Cut: Ramzee Robinson; traded: Justin Tryon
Kept: DeAngelo Hall, Carlos Rogers, Phillip Buchanon, Kevin Barnes, Byron Westbrook.
Analysis: Robinson had a good camp and preseason, and Tryon finished off on a good note. But Barnes was better than both, and Westbrook, despite struggling in some coverages, stands out because of his special teams play. The addition of Buchanon gives Washington an upgrade at nickel cornerback, a role Tryon played last year, and Hall and Rogers both had strong camps and preseasons.
Cut: Tyrone Carter, Anderson Russell
Kept: LaRon Landry, Reed Doughty, Chris Horton, Kareem Moore
Analysis: Moore is still out for another three to five weeks, so the team will open the season with only three safeties. Landry will start at free safety, and the biggest positive about both Doughty and Moore is their ability to play both safety positions.
Kept: K Graham Gano, P Josh Bidwell, LS Nick Sundberg
Analysis: Gano and Bidwell had no competition in camp, and both have been solid.
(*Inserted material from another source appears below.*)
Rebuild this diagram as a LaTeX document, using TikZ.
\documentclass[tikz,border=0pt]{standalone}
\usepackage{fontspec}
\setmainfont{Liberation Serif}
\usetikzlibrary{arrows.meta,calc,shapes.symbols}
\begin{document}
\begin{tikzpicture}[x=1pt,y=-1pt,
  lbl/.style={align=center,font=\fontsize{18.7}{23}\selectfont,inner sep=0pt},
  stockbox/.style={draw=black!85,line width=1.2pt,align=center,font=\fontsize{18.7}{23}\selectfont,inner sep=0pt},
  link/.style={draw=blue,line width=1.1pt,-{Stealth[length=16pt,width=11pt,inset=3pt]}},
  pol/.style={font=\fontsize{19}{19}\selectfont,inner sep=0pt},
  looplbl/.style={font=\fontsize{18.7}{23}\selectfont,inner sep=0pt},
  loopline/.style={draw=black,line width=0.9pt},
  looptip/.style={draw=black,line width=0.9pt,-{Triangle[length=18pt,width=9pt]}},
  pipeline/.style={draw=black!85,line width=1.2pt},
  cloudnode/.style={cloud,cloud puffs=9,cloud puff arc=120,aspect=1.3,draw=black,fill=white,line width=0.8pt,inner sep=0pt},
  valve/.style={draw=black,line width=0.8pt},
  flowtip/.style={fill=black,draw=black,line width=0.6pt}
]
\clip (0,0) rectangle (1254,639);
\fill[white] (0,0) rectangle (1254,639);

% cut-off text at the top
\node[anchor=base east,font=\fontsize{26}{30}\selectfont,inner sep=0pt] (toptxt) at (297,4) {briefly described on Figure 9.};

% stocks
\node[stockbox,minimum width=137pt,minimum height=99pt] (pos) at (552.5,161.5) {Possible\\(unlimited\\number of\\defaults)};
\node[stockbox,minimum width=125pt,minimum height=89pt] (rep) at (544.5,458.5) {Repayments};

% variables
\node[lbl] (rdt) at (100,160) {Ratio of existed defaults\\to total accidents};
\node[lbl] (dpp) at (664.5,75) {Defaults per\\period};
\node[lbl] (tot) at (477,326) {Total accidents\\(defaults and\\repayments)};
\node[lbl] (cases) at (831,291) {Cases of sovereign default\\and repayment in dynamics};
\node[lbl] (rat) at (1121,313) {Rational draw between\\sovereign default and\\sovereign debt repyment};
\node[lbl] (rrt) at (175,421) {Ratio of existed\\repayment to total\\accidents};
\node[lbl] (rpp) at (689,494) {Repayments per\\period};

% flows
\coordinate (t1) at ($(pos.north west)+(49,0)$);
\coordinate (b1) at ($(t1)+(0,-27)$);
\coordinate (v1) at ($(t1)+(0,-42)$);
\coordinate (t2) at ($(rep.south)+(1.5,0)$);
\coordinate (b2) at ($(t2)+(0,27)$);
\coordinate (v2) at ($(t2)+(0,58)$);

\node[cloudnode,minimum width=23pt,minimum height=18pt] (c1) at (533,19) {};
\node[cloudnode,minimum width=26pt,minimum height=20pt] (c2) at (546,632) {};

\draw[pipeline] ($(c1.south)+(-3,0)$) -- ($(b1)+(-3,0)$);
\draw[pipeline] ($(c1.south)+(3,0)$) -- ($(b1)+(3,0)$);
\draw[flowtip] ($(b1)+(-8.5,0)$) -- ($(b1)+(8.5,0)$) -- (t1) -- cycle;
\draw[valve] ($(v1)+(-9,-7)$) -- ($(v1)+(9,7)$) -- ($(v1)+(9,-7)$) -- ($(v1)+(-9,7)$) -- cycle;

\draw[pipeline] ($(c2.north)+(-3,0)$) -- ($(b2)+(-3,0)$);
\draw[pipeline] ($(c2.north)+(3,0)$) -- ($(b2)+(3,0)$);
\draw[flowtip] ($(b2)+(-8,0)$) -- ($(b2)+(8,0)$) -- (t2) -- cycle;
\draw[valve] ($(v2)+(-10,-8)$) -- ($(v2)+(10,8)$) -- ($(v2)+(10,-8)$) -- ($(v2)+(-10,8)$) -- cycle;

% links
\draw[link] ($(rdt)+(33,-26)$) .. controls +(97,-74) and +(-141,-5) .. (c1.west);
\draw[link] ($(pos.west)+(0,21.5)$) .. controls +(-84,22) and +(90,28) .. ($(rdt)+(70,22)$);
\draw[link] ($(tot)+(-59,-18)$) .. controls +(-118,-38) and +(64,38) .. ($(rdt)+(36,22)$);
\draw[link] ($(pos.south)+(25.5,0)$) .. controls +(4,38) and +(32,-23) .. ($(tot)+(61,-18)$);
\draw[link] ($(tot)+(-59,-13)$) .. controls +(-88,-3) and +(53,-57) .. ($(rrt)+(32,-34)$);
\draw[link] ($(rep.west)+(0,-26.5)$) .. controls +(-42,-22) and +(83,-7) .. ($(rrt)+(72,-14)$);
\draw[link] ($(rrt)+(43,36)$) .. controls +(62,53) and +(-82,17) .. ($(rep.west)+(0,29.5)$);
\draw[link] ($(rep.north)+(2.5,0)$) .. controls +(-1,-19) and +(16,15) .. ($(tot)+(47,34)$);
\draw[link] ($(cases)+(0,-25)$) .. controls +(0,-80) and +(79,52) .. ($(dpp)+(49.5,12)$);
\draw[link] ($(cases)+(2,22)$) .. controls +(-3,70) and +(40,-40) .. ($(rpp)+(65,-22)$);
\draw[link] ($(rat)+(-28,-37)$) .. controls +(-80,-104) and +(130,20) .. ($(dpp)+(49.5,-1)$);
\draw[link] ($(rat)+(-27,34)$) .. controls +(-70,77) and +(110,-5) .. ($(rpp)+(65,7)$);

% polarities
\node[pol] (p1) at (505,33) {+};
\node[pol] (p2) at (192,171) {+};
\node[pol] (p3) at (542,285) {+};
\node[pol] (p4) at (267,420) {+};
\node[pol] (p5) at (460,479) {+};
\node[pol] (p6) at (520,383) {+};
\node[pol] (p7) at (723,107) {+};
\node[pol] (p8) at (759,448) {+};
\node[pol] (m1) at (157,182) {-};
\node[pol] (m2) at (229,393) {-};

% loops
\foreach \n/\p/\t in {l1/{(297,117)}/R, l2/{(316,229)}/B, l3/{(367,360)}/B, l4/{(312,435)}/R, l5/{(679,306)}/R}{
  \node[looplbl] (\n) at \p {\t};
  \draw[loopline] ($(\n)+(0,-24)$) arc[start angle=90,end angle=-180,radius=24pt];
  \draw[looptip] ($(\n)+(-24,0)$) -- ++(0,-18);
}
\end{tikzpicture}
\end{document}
Sundberg held off James Dearth (cut earlier this week) to win the long-snapper job.
Closing thoughts: The main question marks are offensive line and receiver. Do the Redskins have enough to get it done there? Both positions could be addressed through waivers, as several notable names have hit the wire. The draft did not serve the Redskins well this year, as they have only two of their six picks still on the team. Now, Mike Shanahan has said "the worst thing you can do is keep a guy on the team because you drafted him," so obviously, if a draft pick isn't on this roster, it's because he couldn't deliver. That's fine. But the purpose of the draft is to build for the future, and the Redskins don't have many building blocks left from the 2010 draft.